> **Challenge**
Pictures stay out of this copy, which runs from the first line of the material through the line containing "-17.32, -17.57, -17.83]".

> **Supplied data**
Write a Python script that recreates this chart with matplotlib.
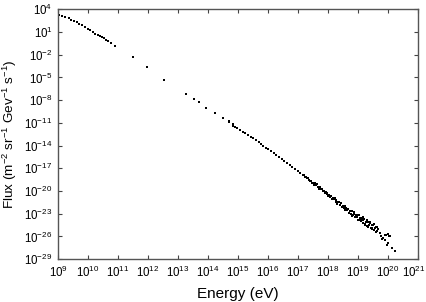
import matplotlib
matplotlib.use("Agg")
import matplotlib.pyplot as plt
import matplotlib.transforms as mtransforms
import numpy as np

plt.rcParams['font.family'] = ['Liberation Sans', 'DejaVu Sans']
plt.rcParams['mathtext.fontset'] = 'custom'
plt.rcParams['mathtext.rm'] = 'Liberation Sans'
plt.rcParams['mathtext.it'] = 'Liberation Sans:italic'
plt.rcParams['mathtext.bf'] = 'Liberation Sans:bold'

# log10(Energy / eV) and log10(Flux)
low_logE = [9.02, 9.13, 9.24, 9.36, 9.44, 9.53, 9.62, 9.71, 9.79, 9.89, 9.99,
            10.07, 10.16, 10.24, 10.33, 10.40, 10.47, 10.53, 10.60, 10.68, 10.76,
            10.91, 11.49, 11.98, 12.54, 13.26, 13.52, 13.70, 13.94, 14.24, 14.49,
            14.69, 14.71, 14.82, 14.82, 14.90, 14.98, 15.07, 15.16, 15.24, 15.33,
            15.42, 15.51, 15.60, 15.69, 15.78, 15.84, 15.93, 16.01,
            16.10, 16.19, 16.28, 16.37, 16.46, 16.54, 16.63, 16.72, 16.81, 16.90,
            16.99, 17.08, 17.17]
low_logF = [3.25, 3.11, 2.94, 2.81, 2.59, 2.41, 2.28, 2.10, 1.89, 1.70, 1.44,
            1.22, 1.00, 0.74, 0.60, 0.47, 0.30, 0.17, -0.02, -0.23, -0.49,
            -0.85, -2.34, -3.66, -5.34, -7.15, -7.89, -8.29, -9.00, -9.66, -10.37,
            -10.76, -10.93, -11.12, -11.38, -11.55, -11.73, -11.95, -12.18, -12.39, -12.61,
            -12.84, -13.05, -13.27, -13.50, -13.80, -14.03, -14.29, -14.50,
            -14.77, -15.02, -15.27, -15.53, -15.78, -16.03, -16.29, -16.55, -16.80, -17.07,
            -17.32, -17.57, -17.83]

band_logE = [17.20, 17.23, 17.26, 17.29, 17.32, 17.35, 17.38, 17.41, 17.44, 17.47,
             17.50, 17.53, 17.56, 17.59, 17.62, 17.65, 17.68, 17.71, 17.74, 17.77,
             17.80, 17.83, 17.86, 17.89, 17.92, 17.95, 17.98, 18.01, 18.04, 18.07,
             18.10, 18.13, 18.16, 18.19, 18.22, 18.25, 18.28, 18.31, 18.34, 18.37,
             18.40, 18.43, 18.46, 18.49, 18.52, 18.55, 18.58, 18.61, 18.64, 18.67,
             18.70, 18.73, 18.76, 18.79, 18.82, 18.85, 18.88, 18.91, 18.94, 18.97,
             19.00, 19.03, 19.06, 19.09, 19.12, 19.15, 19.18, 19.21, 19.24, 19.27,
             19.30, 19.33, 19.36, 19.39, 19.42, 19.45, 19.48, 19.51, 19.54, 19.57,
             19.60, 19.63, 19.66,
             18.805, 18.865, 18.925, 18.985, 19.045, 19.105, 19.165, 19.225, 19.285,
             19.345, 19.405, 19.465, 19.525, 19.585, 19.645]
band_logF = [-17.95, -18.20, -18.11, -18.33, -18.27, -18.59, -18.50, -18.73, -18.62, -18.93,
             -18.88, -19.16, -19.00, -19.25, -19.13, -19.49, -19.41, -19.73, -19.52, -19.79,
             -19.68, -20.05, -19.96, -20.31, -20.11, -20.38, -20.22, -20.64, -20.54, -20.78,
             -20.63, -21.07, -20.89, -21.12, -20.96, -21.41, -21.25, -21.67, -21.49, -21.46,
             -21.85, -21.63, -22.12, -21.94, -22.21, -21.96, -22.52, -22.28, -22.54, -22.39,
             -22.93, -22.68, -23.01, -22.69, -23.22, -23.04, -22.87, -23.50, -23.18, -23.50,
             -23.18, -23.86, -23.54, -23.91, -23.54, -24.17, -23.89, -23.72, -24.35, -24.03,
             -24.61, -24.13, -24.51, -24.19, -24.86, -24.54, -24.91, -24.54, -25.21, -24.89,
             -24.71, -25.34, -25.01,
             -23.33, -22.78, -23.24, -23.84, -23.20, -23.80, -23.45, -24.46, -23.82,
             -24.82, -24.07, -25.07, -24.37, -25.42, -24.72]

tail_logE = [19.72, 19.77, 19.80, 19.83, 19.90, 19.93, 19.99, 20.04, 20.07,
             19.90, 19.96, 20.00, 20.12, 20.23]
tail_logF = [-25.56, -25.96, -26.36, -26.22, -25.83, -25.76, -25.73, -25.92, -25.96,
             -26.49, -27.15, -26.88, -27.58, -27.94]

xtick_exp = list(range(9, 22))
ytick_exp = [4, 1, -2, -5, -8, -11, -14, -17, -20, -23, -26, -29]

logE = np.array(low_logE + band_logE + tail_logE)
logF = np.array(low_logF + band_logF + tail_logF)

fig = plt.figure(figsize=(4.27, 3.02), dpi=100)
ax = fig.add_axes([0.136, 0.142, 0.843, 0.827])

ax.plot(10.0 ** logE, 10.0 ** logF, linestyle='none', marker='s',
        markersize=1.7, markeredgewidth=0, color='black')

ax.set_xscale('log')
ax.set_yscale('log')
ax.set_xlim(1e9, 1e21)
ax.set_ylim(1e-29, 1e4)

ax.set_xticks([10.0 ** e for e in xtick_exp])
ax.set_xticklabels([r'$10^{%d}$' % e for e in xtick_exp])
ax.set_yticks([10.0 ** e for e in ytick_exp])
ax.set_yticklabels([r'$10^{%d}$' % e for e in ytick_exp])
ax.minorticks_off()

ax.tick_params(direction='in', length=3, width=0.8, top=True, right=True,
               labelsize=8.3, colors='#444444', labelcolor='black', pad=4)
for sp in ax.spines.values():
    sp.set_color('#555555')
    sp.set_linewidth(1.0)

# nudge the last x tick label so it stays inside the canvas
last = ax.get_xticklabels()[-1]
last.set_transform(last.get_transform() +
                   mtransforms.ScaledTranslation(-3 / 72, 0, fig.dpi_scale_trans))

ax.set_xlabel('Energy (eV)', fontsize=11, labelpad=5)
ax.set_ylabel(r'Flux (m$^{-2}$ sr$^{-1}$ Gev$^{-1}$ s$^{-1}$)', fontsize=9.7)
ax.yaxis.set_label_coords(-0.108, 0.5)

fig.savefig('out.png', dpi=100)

> **Task response**
Write a Python script that recreates this chart with matplotlib.
import matplotlib
matplotlib.use("Agg")
import matplotlib.pyplot as plt
import matplotlib.transforms as mtransforms
import numpy as np

plt.rcParams['font.family'] = ['Liberation Sans', 'DejaVu Sans']
plt.rcParams['mathtext.fontset'] = 'custom'
plt.rcParams['mathtext.rm'] = 'Liberation Sans'
plt.rcParams['mathtext.it'] = 'Liberation Sans:italic'
plt.rcParams['mathtext.bf'] = 'Liberation Sans:bold'

# log10(Energy / eV) and log10(Flux)
low_logE = [9.02, 9.13, 9.24, 9.36, 9.44, 9.53, 9.62, 9.71, 9.79, 9.89, 9.99,
            10.07, 10.16, 10.24, 10.33, 10.40, 10.47, 10.53, 10.60, 10.68, 10.76,
            10.91, 11.49, 11.98, 12.54, 13.26, 13.52, 13.70, 13.94, 14.24, 14.49,
            14.69, 14.71, 14.82, 14.82, 14.90, 14.98, 15.07, 15.16, 15.24, 15.33,
            15.42, 15.51, 15.60, 15.69, 15.78, 15.84, 15.93, 16.01,
            16.10, 16.19, 16.28, 16.37, 16.46, 16.54, 16.63, 16.72, 16.81, 16.90,
            16.99, 17.08, 17.17]
low_logF = [3.25, 3.11, 2.94, 2.81, 2.59, 2.41, 2.28, 2.10, 1.89, 1.70, 1.44,
            1.22, 1.00, 0.74, 0.60, 0.47, 0.30, 0.17, -0.02, -0.23, -0.49,
            -0.85, -2.34, -3.66, -5.34, -7.15, -7.89, -8.29, -9.00, -9.66, -10.37,
            -10.76, -10.93, -11.12, -11.38, -11.55, -11.73, -11.95, -12.18, -12.39, -12.61,
            -12.84, -13.05, -13.27, -13.50, -13.80, -14.03, -14.29, -14.50,
            -14.77, -15.02, -15.27, -15.53, -15.78, -16.03, -16.29, -16.55, -16.80, -17.07,
            -17.32, -17.57, -17.83]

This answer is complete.